Scaled dot-product attention

Attention is the mechanism that lets every token gather information from every other token. It does this by computing a score between each pair of tokens, converting those scores into weights, and using the weights to mix together a set of information vectors. Three vectors drive the whole process: a query, a key, and a value.

Query, key, and value

Each word is projected into three vectors: Q (what am I looking for?), K (what do I offer?), and V (what information do I carry?).

Every token in the sequence is transformed into three separate vectors by multiplying its embedding with three learned weight matrices. The query $Q$ represents what the token is searching for in the rest of the sequence. The key $K$ represents what the token advertises about itself. The value $V$ carries the actual content that will be passed on if another token attends to this one. These three projections are independent: each is learned separately during training.

Computing attention weights

Q and K are multiplied to produce a score S, which is divided by the square root of d_k to prevent large values, then passed through softmax to produce attention weights that sum to 1.

To decide how much attention token $i$ should pay to token $j$ , the model computes the dot product of their query and key vectors. A larger dot product means the two tokens are more compatible. The result is a raw score $S = Q \cdot K$ , where $Q$ is the query of token $i$ and $K$ is the key of token $j$ .

This score is then divided by $\sqrt{d_k}$ , where $d_k$ is the dimension of the key vectors. Without this scaling step, dot products in high-dimensional spaces tend to grow very large, pushing the softmax output toward extreme values close to 0 or 1 and making gradients vanish during training. Dividing by $\sqrt{d_k}$ keeps the scores in a stable range.

The scaled score passes through a softmax function, which converts the full set of scores for token $i$ across all other tokens into a probability distribution. Every weight is between 0 and 1, and all weights sum to exactly 1. This is the complete formula:

\text{Attention}(Q, K, V) = \text{softmax}\!\left(\frac{QK^T}{\sqrt{d_k}}\right)V

where $Q$ is the matrix of query vectors, $K$ is the matrix of key vectors, $K^T$ is its transpose, $d_k$ is the key dimension, and $V$ is the matrix of value vectors.

Weighted sum over values

Four value vectors V1 to V4 with weights 0.6, 0.3, 0.08, and 0.02 are combined proportionally into a single attention output vector.
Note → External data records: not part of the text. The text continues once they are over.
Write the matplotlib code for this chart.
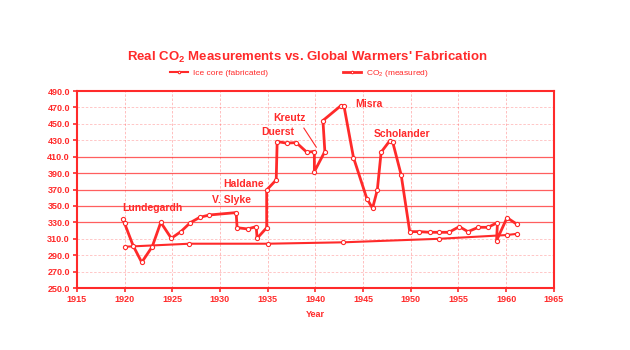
import matplotlib
matplotlib.use('Agg')
import matplotlib.pyplot as plt

plt.rcParams['font.family'] = ['Liberation Sans', 'DejaVu Sans']
plt.rcParams['mathtext.fontset'] = 'custom'
plt.rcParams['mathtext.rm'] = 'Liberation Sans'
plt.rcParams['mathtext.bf'] = 'Liberation Sans:bold'

RED = '#ff2a2a'

# CO2 (measured) - the wild curve
meas_year = [1919.8, 1920.0, 1920.9, 1921.8, 1922.9, 1923.8, 1924.9, 1925.9, 1926.9,
             1927.9, 1928.9, 1931.7, 1931.8, 1932.9, 1933.8, 1933.9, 1934.9, 1934.9,
             1935.9, 1936.0, 1937.0, 1938.0, 1939.1, 1939.9, 1939.9, 1941.0, 1940.8,
             1942.7, 1943.0, 1944.0, 1945.4, 1946.0, 1946.5, 1946.9, 1947.8, 1948.1,
             1949.0, 1949.9, 1950.9, 1952.0, 1953.0, 1954.0, 1955.1, 1956.0, 1957.1,
             1958.1, 1959.1, 1959.0, 1960.1, 1961.1]
meas_val = [333.8, 328.9, 301.6, 281.3, 300.4, 330.0, 310.6, 318.7, 329.7,
            336.2, 339.0, 341.9, 323.5, 322.0, 324.8, 310.6, 323.5, 369.5,
            381.7, 428.4, 426.5, 427.2, 415.5, 416.3, 391.8, 416.3, 454.0,
            472.3, 472.0, 409.0, 359.0, 347.2, 369.5, 415.5, 429.3, 428.4,
            387.8, 318.7, 318.7, 317.9, 317.9, 317.9, 324.8, 318.7, 324.0,
            324.0, 329.7, 307.7, 335.7, 328.0]

# Ice core (fabricated) - the flat line
ice_year = [1920.0, 1926.8, 1935.0, 1942.9, 1953.0, 1960.1, 1961.1]
ice_val = [300.3, 304.0, 304.0, 305.7, 310.0, 314.6, 316.0]

# annotations: text, year, value
labels = [('Lundegardh', 1919.8, 348), ('V. Slyke', 1929.2, 357),
          ('Haldane', 1930.4, 377), ('Duerst', 1934.3, 440),
          ('Kreutz', 1935.6, 457), ('Misra', 1944.2, 474),
          ('Scholander', 1946.1, 438)]

fig = plt.figure(figsize=(6.3, 3.5), dpi=100)
ax = fig.add_axes([0.122, 0.177, 0.757, 0.563])

# grid
for v in range(250, 491, 20):
    if 330 <= v <= 410:
        ax.axhline(v, color=RED, lw=0.9, alpha=0.75, zorder=0)
    else:
        ax.axhline(v, color=RED, lw=0.6, ls=(0, (3, 2)), alpha=0.3, zorder=0)
for yr in range(1920, 1965, 5):
    ax.axvline(yr, color=RED, lw=0.6, ls=(0, (3, 2)), alpha=0.35, zorder=0)

ice_line, = ax.plot(ice_year, ice_val, color=RED, lw=1.5, marker='o', ms=3,
                    mfc='white', mec=RED, mew=0.8, zorder=3)
meas_line, = ax.plot(meas_year, meas_val, color=RED, lw=2.0, marker='o', ms=3,
                     mfc='white', mec=RED, mew=0.8, zorder=4)

for txt, x, y in labels:
    ax.text(x, y, txt, color=RED, fontsize=7.5, fontweight='bold', va='center', ha='left')
ax.plot([1938.8, 1940.1], [444.8, 421.6], color=RED, lw=0.8)

ax.set_xlim(1915, 1965)
ax.set_ylim(250, 490)
ax.set_xticks(range(1915, 1966, 5))
ax.set_yticks(range(250, 491, 20))
ax.set_yticklabels(['%.1f' % v for v in range(250, 491, 20)])
ax.tick_params(colors=RED, labelsize=6.5, length=3, width=1.2, direction='out', pad=2)
for lab in ax.get_xticklabels() + ax.get_yticklabels():
    lab.set_fontweight('bold')
for sp in ax.spines.values():
    sp.set_color(RED)
    sp.set_linewidth(1.5)
ax.set_xlabel('Year', color=RED, fontsize=6.5, fontweight='bold', labelpad=4)

fig.text(0.487, 0.835, 'Real CO$_\\mathbf{2}$ Measurements vs. Global Warmers\' Fabrication',
         color=RED, fontsize=9.5, fontweight='bold', ha='center', va='center')

fig.legend([ice_line, meas_line], ['Ice core (fabricated)', 'CO$_2$ (measured)'],
           loc='center', bbox_to_anchor=(0.475, 0.79), ncol=2, frameon=False,
           fontsize=6, labelcolor=RED, columnspacing=9, handlelength=2.2,
           handletextpad=0.6, markerscale=0.6)

fig.savefig('out.png', dpi=100, facecolor='white')
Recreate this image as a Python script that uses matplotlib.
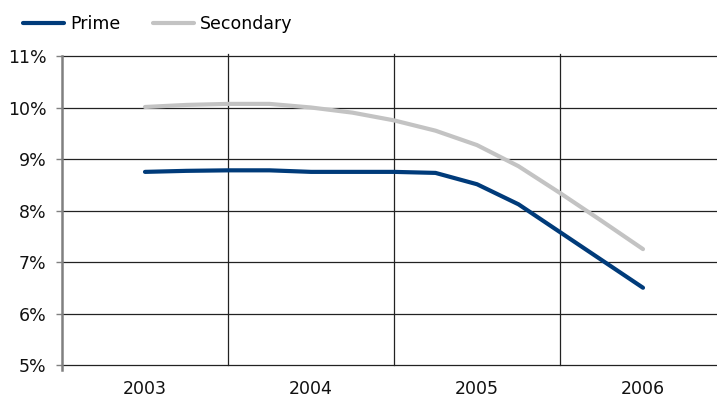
import matplotlib
matplotlib.use("Agg")
import matplotlib.pyplot as plt
import numpy as np

# Quarterly readings, 2003 Q1 through 2006 Q1 (percent)
quarters = ["2003Q1", "2003Q2", "2003Q3", "2003Q4",
            "2004Q1", "2004Q2", "2004Q3", "2004Q4",
            "2005Q1", "2005Q2", "2005Q3", "2005Q4", "2006Q1"]
prime = [8.75, 8.77, 8.78, 8.78, 8.75, 8.75, 8.75, 8.73,
         8.51, 8.12, 7.58, 7.04, 6.50]
secondary = [10.01, 10.05, 10.07, 10.07, 10.00, 9.90, 9.75, 9.55,
             9.27, 8.86, 8.34, 7.80, 7.25]
years = ["2003", "2004", "2005", "2006"]
y_ticks = [5, 6, 7, 8, 9, 10, 11]

W, H, DPI = 717, 401, 100
fig = plt.figure(figsize=(W / DPI, H / DPI), dpi=DPI)
plt.rcParams["font.family"] = ["DejaVu Sans"]

left_px, top_px, bottom_px = 62, 56, 365
ax = fig.add_axes([left_px / W, 1 - bottom_px / H,
                   1 - left_px / W, (bottom_px - top_px) / H])

x = np.arange(len(quarters)) / 4.0
blue = "#003b7a"
grey = "#c3c3c3"
ax.plot(x, prime, color=blue, lw=3.0, solid_capstyle="round",
        label="Prime", zorder=3)
ax.plot(x, secondary, color=grey, lw=3.0, solid_capstyle="round",
        label="Secondary", zorder=3)

cat_px = 166.0
ax.set_xlim(-0.5, -0.5 + (W - left_px) / cat_px)
ax.set_ylim(5, 11)

# horizontal gridlines
for v in y_ticks:
    ax.axhline(v, color="#222222", lw=0.9, zorder=1, clip_on=False)
# vertical separators between years
for b in [0.5, 1.5, 2.5]:
    ax.plot([b, b], [5, 11.04], color="#222222", lw=0.9,
            clip_on=False, zorder=1)

for s in ["top", "right", "bottom"]:
    ax.spines[s].set_visible(False)
ax.spines["left"].set_color("#808080")
ax.spines["left"].set_linewidth(1.8)
ax.spines["left"].set_bounds(4.9, 11)
ax.spines["left"].set_zorder(4)

ax.set_yticks(y_ticks)
ax.set_yticklabels([f"{v}%" for v in y_ticks])
ax.tick_params(axis="y", length=4, width=1, color="#808080",
               pad=7, labelsize=12.5, labelcolor="#111111")

ax.set_xticks(range(len(years)))
ax.set_xticklabels(years)
ax.tick_params(axis="x", length=0, pad=11, labelsize=12.5,
               labelcolor="#111111")

fig.legend(loc="center left", bbox_to_anchor=(23 / W, 1 - 24 / H),
           ncol=2, frameon=False, fontsize=12.5, handlelength=2.35,
           handletextpad=0.35, columnspacing=1.9, borderpad=0,
           borderaxespad=0)

fig.savefig("out.png", dpi=DPI)
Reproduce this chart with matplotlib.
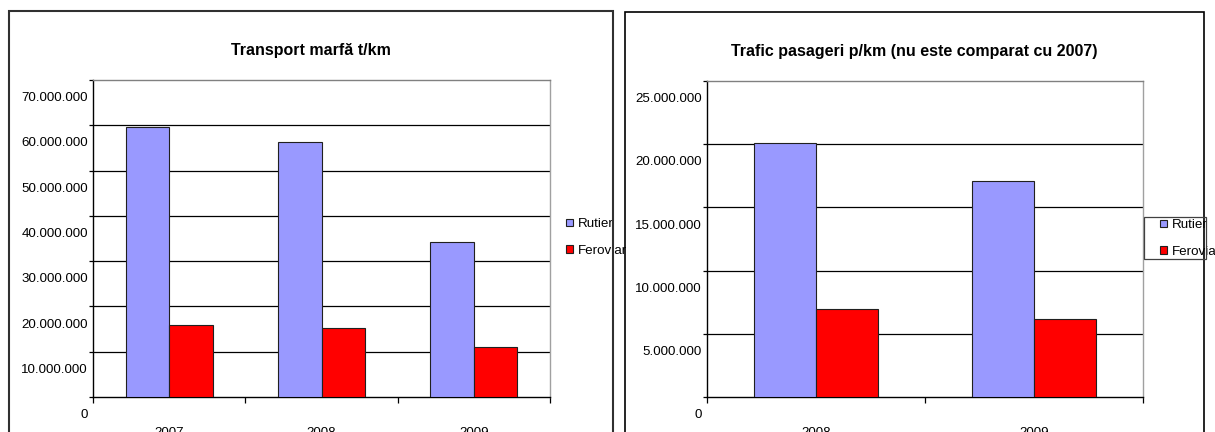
import matplotlib.pyplot as plt
import matplotlib.transforms as mtransforms
from matplotlib.patches import Rectangle
import numpy as np

plt.rcParams['font.family'] = ['Liberation Sans', 'DejaVu Sans']

# freight transport, t/km
ani_marfa = ['2007', '2008', '2009']
rutier_marfa = [59600000, 56400000, 34200000]
feroviar_marfa = [15800000, 15200000, 11000000]

# passenger traffic, p/km
ani_pasageri = ['2008', '2009']
rutier_pasageri = [20100000, 17100000]
feroviar_pasageri = [6950000, 6150000]

serii = ['Rutier', 'Feroviar']
culori = ['#9999FF', '#FF0000']

W, H = 1215, 432
fig = plt.figure(figsize=(W / 100, H / 100), dpi=100)


def px_box(x0, y0, x1, y1):
    # pixel box (top-left origin) -> figure fraction rect
    return [x0 / W, 1 - y1 / H, (x1 - x0) / W, (y1 - y0) / H]


def fmt(v):
    return '{:,}'.format(int(v)).replace(',', '.')


def bar_chart(rect, ani, valori, ymax, step):
    ax = fig.add_axes(rect)
    x = np.arange(len(ani))
    w = 1 / 3.5  # gap width 150%
    for i, (vals, c, nume) in enumerate(zip(valori, culori, serii)):
        ax.bar(x + (i - 0.5) * w, vals, w, color=c, edgecolor='#202020',
               linewidth=0.8, label=nume, zorder=3)
    ax.set_xlim(-0.5, len(ani) - 0.5)
    ax.set_ylim(0, ymax)
    yt = np.arange(0, ymax + 1, step)
    ax.set_yticks(yt)
    ax.set_yticklabels([fmt(v) for v in yt])
    for t in yt[1:-1]:
        ax.axhline(t, color='black', linewidth=0.9, zorder=1)
    ax.set_xticks(x)
    ax.set_xticklabels(ani)
    ax.set_xticks(np.arange(-0.5, len(ani)), minor=True)
    ax.tick_params(axis='x', which='major', length=0, pad=21.5, labelsize=9.6)
    ax.tick_params(axis='x', which='minor', length=4, width=0.9, direction='out')
    ax.tick_params(axis='y', length=3, width=0.9, pad=0.8, labelsize=9.6)
    # value labels sit lower than their gridlines
    off = mtransforms.ScaledTranslation(0, -0.167, fig.dpi_scale_trans)
    for lab in ax.get_yticklabels():
        lab.set_transform(lab.get_transform() + off)
    ax.spines['left'].set_color('black')
    ax.spines['bottom'].set_color('black')
    ax.spines['top'].set_color('#808080')
    ax.spines['right'].set_color('#a0a0a0')
    for s in ax.spines.values():
        s.set_linewidth(1.0)
    return ax


# outer chart frames
fig.patches.append(Rectangle((9 / W, -0.05), (613 - 9) / W, 1.05 - 11 / H,
                             transform=fig.transFigure, fill=False,
                             edgecolor='#303030', linewidth=1.5))
fig.patches.append(Rectangle((625 / W, -0.05), (1204 - 625) / W, 1.05 - 12 / H,
                             transform=fig.transFigure, fill=False,
                             edgecolor='black', linewidth=1.2))

ax1 = bar_chart(px_box(93, 80, 550, 397), ani_marfa,
                [rutier_marfa, feroviar_marfa], 70000000, 10000000)
ax2 = bar_chart(px_box(707, 81, 1143, 397), ani_pasageri,
                [rutier_pasageri, feroviar_pasageri], 25000000, 5000000)

fig.text(311 / W, 1 - 55 / H, 'Transport marfă t/km', ha='center',
         va='baseline', fontsize=11.5, fontweight='bold')
fig.text(914 / W, 1 - 56 / H, 'Trafic pasageri p/km (nu este comparat cu 2007)',
         ha='center', va='baseline', fontsize=11.5, fontweight='bold')

leg_kw = dict(fontsize=9.6, handlelength=0.5, handleheight=0.5,
              handletextpad=0.4, labelspacing=1.1, borderaxespad=0,
              frameon=False, bbox_transform=fig.transFigure, loc='upper left')
ax1.legend(bbox_to_anchor=(561 / W, 1 - 213 / H), **leg_kw)
ax2.legend(bbox_to_anchor=(1155 / W, 1 - 214 / H), **leg_kw)
# legend box of the second chart is narrower than its text
fig.patches.append(Rectangle((1144 / W, 1 - 259 / H), (1206 - 1144) / W,
                             (259 - 217) / H, transform=fig.transFigure,
                             fill=False, edgecolor='#404040', linewidth=0.9))

fig.savefig('out.png', dpi=100)
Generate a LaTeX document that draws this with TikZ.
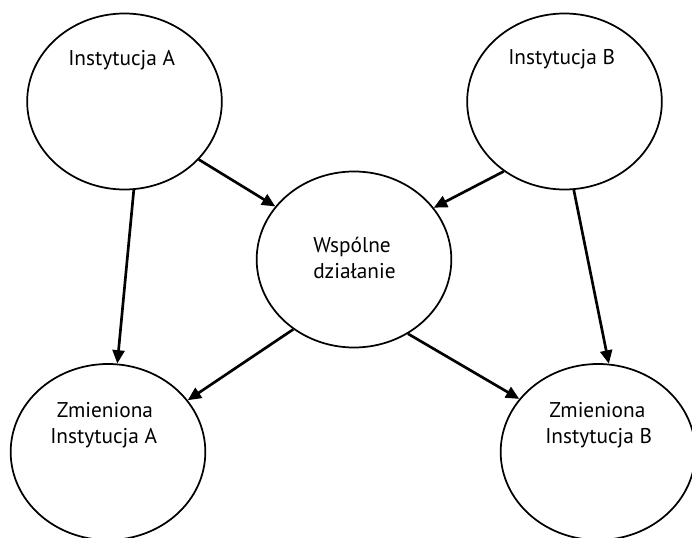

The attention weights are applied to the value vectors. Each value vector is multiplied by its corresponding weight, and the results are summed. A token with weight 0.6 contributes much more to the output than a token with weight 0.02. The final result is a single vector that is a weighted mixture of all value vectors in the sequence. This is the attention output for token $i$ : a new representation that blends information from across the entire sequence, with each source weighted by how relevant it was judged to be.